Infrastructure as code, policy-as-code, automated compliance checks, secrets rotation workflows, image scanning, and signed artifact promotion all help reduce drift and improve auditability. For logistics leaders, this also improves operational continuity because standardized deployments are easier to recover, replicate, and validate across regions.
A practical example is a multi-region warehouse management platform deployed across Azure or AWS. If each region is built from the same hardened templates, with centralized logging, approved network patterns, and automated backup policies, the organization gains both stronger security and faster expansion capability. If each region is configured differently by local teams, risk and recovery complexity rise sharply.
- Adopt secure landing zones for logistics applications, analytics, ERP extensions, and partner integration services
- Standardize CI/CD pipelines with embedded IaC scanning, secrets controls, and approval gates for production changes
- Use centralized observability to correlate security events with shipment flow, warehouse throughput, and API transaction health
- Automate backup policy enforcement and recovery testing for business-critical workloads
- Apply tagging and ownership standards to improve both cloud cost governance and security accountability
- Create reference architectures for multi-region SaaS infrastructure supporting customer portals and logistics operations
Executive recommendations for logistics infrastructure leaders
First, treat cloud security gap assessments as a board-relevant resilience initiative, not a technical hygiene project. The right framing is operational continuity, customer trust, and secure scalability. This helps justify investment in governance, automation, and recovery engineering rather than isolated point tools.
Second, prioritize remediation based on business process criticality. Focus first on systems that directly affect shipment execution, warehouse operations, ERP-linked financial processes, and customer-facing service commitments. Security programs gain credibility when they reduce measurable operational risk.
Third, build a repeatable cloud governance model. That means clear control ownership, standardized deployment patterns, exception management, regional policy consistency, and regular validation of backup, failover, and access controls. In fast-moving logistics environments, repeatability is what turns security from a reactive function into an enabling platform capability.

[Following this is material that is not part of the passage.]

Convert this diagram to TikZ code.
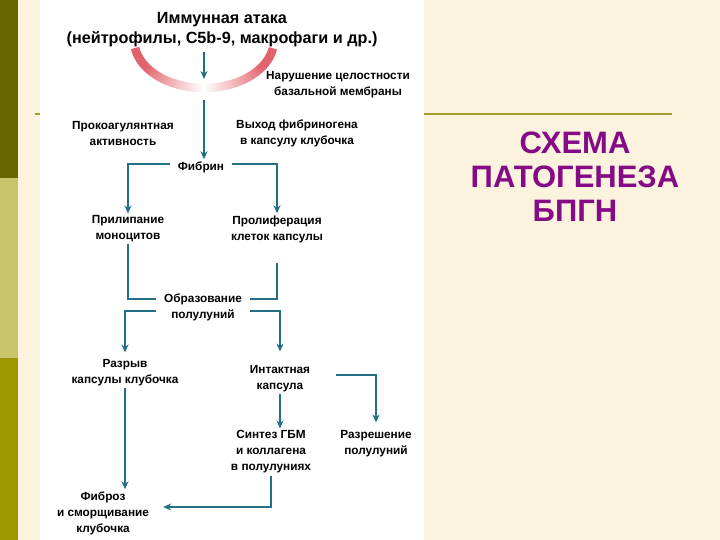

Finally, use the assessment to create a modernization roadmap. The strongest outcomes come when findings are translated into platform engineering backlogs, cloud ERP hardening plans, SaaS integration governance, and resilience testing programs. This is where security gap assessments deliver operational ROI: fewer outages, faster recovery, lower configuration drift, improved compliance posture, and more predictable scaling across the logistics network.